How architects plan to stop skyscrapers from blocking out sunlight

One company is designing 'no-shadow towers' which it claims can redirect sunlight on to the streets below

To some, they are shimmering visions of the future which hold the answer to the question of the UK’s expanding population. But others view modern skyscrapers and high-rise towers as eyesores that literally darken British cities by blocking out sunlight.

Now, an international architecture firm has come up with a novel solution, designing a pair of “no-shadow towers” which, they claim, would work together to redirect sunlight on to the streets and passers-by below.

The concept, unveiled by the firm NBBJ, comes amid continuing debate around the rapidly increasing number of tall buildings in Britain. In London alone, more than 230 towers are in development, while other UK cities and towns, including Manchester and Reading, plan their own high-rises.

The new design involves twin towers curved and angled to minimise any shadow. Using an algorithm, the architects took into account the angles at which the sun shines each day over a year, and translated the information into the buildings’ design.


The towers are designed to diffuse light on to the areas below them, avoiding a repeat of London’s disastrous “Walkie Talkie”, 20 Fenchurch Street.
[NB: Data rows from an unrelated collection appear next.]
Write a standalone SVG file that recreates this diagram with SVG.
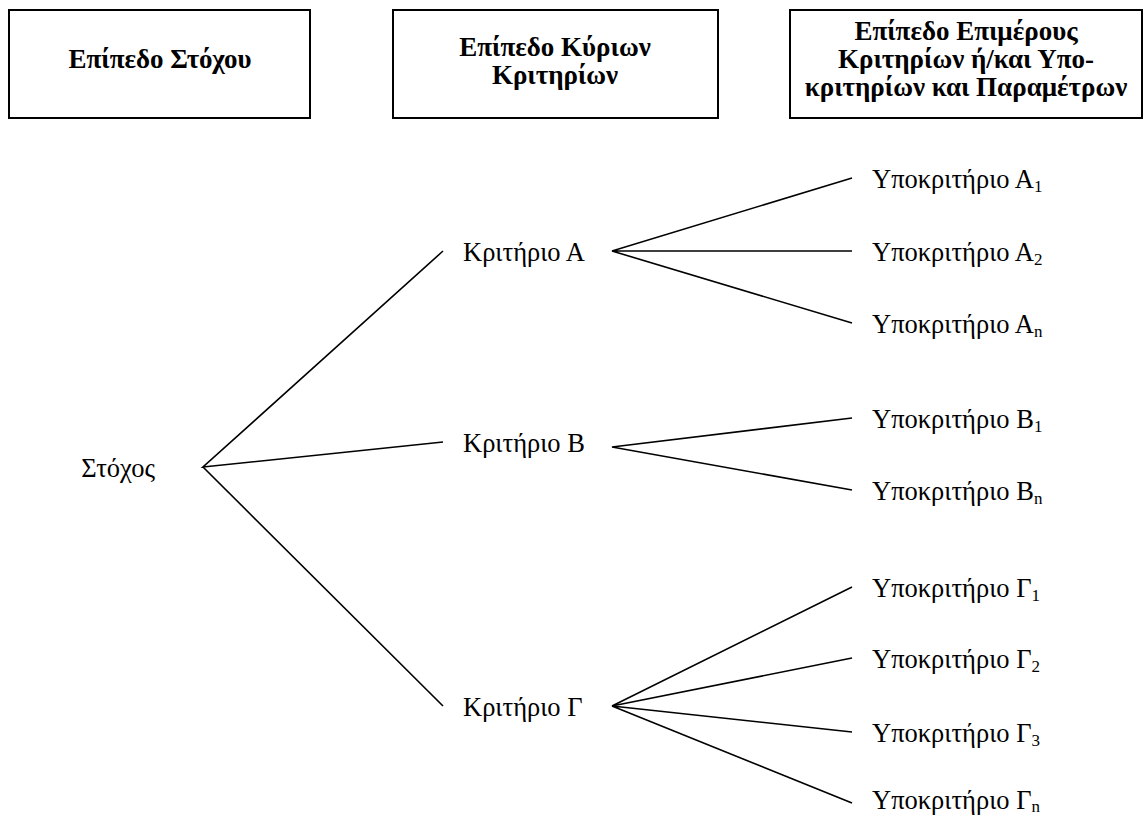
<svg xmlns="http://www.w3.org/2000/svg" width="1144" height="817" viewBox="0 0 1144 817">
<style>
.box{fill:#fff;stroke:#000;stroke-width:2}
.h{font-family:"Liberation Serif","Times New Roman",serif;font-weight:bold;font-size:27px;fill:#000;text-anchor:middle}
.t{font-family:"Liberation Serif","Times New Roman",serif;font-size:26.5px;fill:#000}
.s{font-size:17px}
.c{stroke:#000;stroke-width:1.6;fill:none}
</style>
<rect width="1144" height="817" fill="#fff"/>
<g id="hdr1"><rect class="box" x="9" y="10" width="301" height="108"/><text class="h" x="160" y="68">Επίπεδο Στόχου</text></g>
<g id="hdr2"><rect class="box" x="393" y="10" width="325" height="108"/><text class="h" x="555" y="56">Επίπεδο Κύριων</text><text class="h" x="555" y="84">Κριτηρίων</text></g>
<g id="hdr3"><rect class="box" x="790" y="10" width="352" height="108"/><text class="h" x="966" y="40">Επίπεδο Επιμέρους</text><text class="h" x="966" y="68">Κριτηρίων ή/και Υπο-</text><text class="h" x="966" y="96">κριτηρίων και Παραμέτρων</text></g>
<g id="connectors">
<path class="c" d="M443 251 L203 467 L443 442 M203 467 L443 706"/>
<path class="c" d="M852 178 L612 251 L852 251 M612 251 L852 323"/>
<path class="c" d="M852 418 L612 447 L852 490"/>
<path class="c" d="M852 587 L612 706 L852 658 M612 706 L852 732 M612 706 L852 803"/>
</g>
<g id="goal"><text class="t" x="155" y="477" text-anchor="end">Στόχος</text></g>
<g id="critA"><text class="t" x="463" y="261">Κριτήριο Α</text></g>
<g id="critB"><text class="t" x="463" y="452">Κριτήριο Β</text></g>
<g id="critG"><text class="t" x="463" y="716">Κριτήριο Γ</text></g>
<g id="subA1"><text class="t" x="872" y="188">Υποκριτήριο Α<tspan class="s" dy="4">1</tspan></text></g>
<g id="subA2"><text class="t" x="872" y="261">Υποκριτήριο Α<tspan class="s" dy="4">2</tspan></text></g>
<g id="subAn"><text class="t" x="872" y="333">Υποκριτήριο Α<tspan class="s" dy="4">n</tspan></text></g>
<g id="subB1"><text class="t" x="872" y="428">Υποκριτήριο Β<tspan class="s" dy="4">1</tspan></text></g>
<g id="subBn"><text class="t" x="872" y="500">Υποκριτήριο Β<tspan class="s" dy="4">n</tspan></text></g>
<g id="subG1"><text class="t" x="872" y="597">Υποκριτήριο Γ<tspan class="s" dy="4">1</tspan></text></g>
<g id="subG2"><text class="t" x="872" y="668">Υποκριτήριο Γ<tspan class="s" dy="4">2</tspan></text></g>
<g id="subG3"><text class="t" x="872" y="742">Υποκριτήριο Γ<tspan class="s" dy="4">3</tspan></text></g>
<g id="subGn"><text class="t" x="872" y="809">Υποκριτήριο Γ<tspan class="s" dy="3">n</tspan></text></g>
</svg>
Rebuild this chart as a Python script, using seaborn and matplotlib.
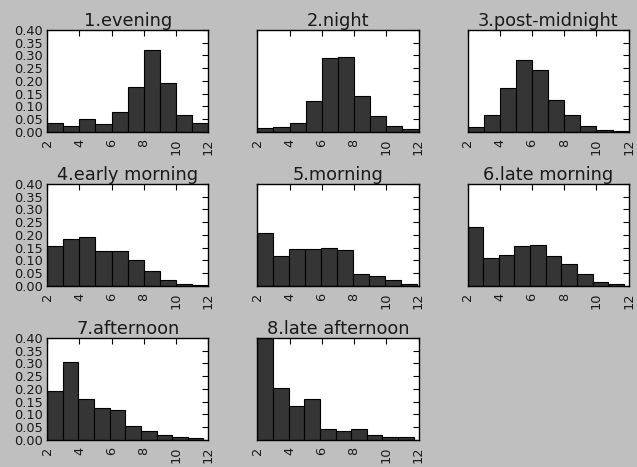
import numpy as np
import pandas as pd
import matplotlib
matplotlib.use("Agg")
import matplotlib.pyplot as plt
import seaborn as sns

titles = ["1.evening", "2.night", "3.post-midnight", "4.early morning",
          "5.morning", "6.late morning", "7.afternoon", "8.late afternoon"]

evening = [0.033, 0.025, 0.050, 0.029, 0.079, 0.176, 0.320, 0.193, 0.068, 0.035]
night = [0.014, 0.021, 0.033, 0.121, 0.288, 0.292, 0.142, 0.061, 0.025, 0.010]
post_midnight = [0.019, 0.065, 0.171, 0.282, 0.243, 0.126, 0.065, 0.022, 0.008, 0.002]
early_morning = [0.156, 0.184, 0.190, 0.137, 0.137, 0.102, 0.060, 0.025, 0.008, 0.002]
morning = [0.208, 0.118, 0.145, 0.145, 0.150, 0.142, 0.047, 0.039, 0.024, 0.007]
late_morning = [0.231, 0.111, 0.123, 0.157, 0.161, 0.118, 0.086, 0.047, 0.016, 0.007]
afternoon = [0.193, 0.306, 0.161, 0.126, 0.119, 0.056, 0.034, 0.019, 0.010, 0.006]
late_afternoon = [0.400, 0.203, 0.134, 0.160, 0.044, 0.035, 0.044, 0.018, 0.010, 0.010]

series = [evening, night, post_midnight, early_morning, morning,
          late_morning, afternoon, late_afternoon]
bin_low = [2, 2, 2, 2, 2, 2, 2, 2]
bin_high = [12, 12, 12, 12, 11.9, 11.7, 11.7, 11.7]

x_ticks = [2, 4, 6, 8, 10, 12]
y_ticks = [0.00, 0.05, 0.10, 0.15, 0.20, 0.25, 0.30, 0.35, 0.40]

sns.set_style("white")
plt.rcParams["font.family"] = ["DejaVu Sans"]

fig, axes = plt.subplots(3, 3, figsize=(6.37, 4.67), dpi=100, facecolor="#bfbfbf")
fig.subplots_adjust(left=0.074, right=0.987, top=0.936, bottom=0.058,
                    wspace=0.304, hspace=0.51)

for i, ax in enumerate(axes.flat):
    if i >= len(series):
        ax.set_visible(False)
        continue
    n = len(series[i])
    width = (bin_high[i] - bin_low[i]) / n
    centers = [bin_low[i] + width * (k + 0.5) for k in range(n)]
    df = pd.DataFrame({"x": centers, "w": series[i]})
    sns.histplot(data=df, x="x", weights="w", bins=n,
                 binrange=(bin_low[i], bin_high[i]), ax=ax,
                 color="#353535", edgecolor="black", linewidth=0.8, alpha=1)
    ax.set_facecolor("white")
    ax.set_xlim(2, 12)
    ax.set_ylim(0, 0.40)
    ax.set_xticks(x_ticks)
    ax.set_xticklabels([str(t) for t in x_ticks], rotation=90)
    ax.set_yticks(y_ticks)
    if i % 3 == 0:
        ax.set_yticklabels([f"{t:.2f}" for t in y_ticks])
    else:
        ax.set_yticklabels([])
    ax.set_xlabel("")
    ax.set_ylabel("")
    ax.set_title(titles[i], fontsize=12.8, pad=3, color="#1a1a1a")
    ax.tick_params(direction="in", top=True, right=True, length=4,
                   width=0.8, labelsize=9.3, color="black", labelcolor="#1a1a1a")
    ax.tick_params(axis="x", pad=5)
    ax.tick_params(axis="y", pad=3)
    for s in ax.spines.values():
        s.set_visible(True)
        s.set_color("black")
        s.set_linewidth(1.0)

fig.savefig("out.png", dpi=100, facecolor=fig.get_facecolor())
In 2013, the flared skyscraper was dubbed the “Walkie Scorchie” after it directed downwards fierce beams of sunlight capable of melting cars on the street.

A theoretical location in Greenwich, south London, was used for the two prototype towers, but the principles could be applied anywhere in the world, say the researchers. The idea is the brainchild of a team at NBBJ, which has previously designed buildings for Amazon, Google, Samsung and Microsoft. Details of the concept are revealed in the latest New London Quarterly magazine.

According to the NBBJ design director, Christian Coop, the project is about “improving the quality of our urban environment... finding a way in which we can have the tall buildings we need without losing natural light on the areas below”.

It is a “perfectly feasible” theory, said Peter Murray, head of the New London Architecture (NLA) forum, adding that one of the problems people have with skyscrapers is the long shadows they cast: “If you can reduce that, that must be a good thing.”

Arguments over the impact of high-rises are increasingly common. Last month, the High Court rejected a legal challenge to a £1.3bn plan to redevelop part of the capital’s South Bank. Angry residents had described the proposed buildings as a “Doha lookalike” around a “s****y dark hole”.

Dr Philip Oldfield, an expert in tall buildings at the University of Nottingham’s Department of Architecture, said: “What’s great about the project is the focus on tall-building form and shape, not only to look dramatic, but to contribute to creating a comfortable space at ground level.”

Planning permission has been approved or is pending approval for 236 new high-rise buildings in central London. Described by the NLA as a “veritable tsunami of towers”, most will be apartment blocks rising from a minimum of 20 storeys to the current permitted maximum of 75.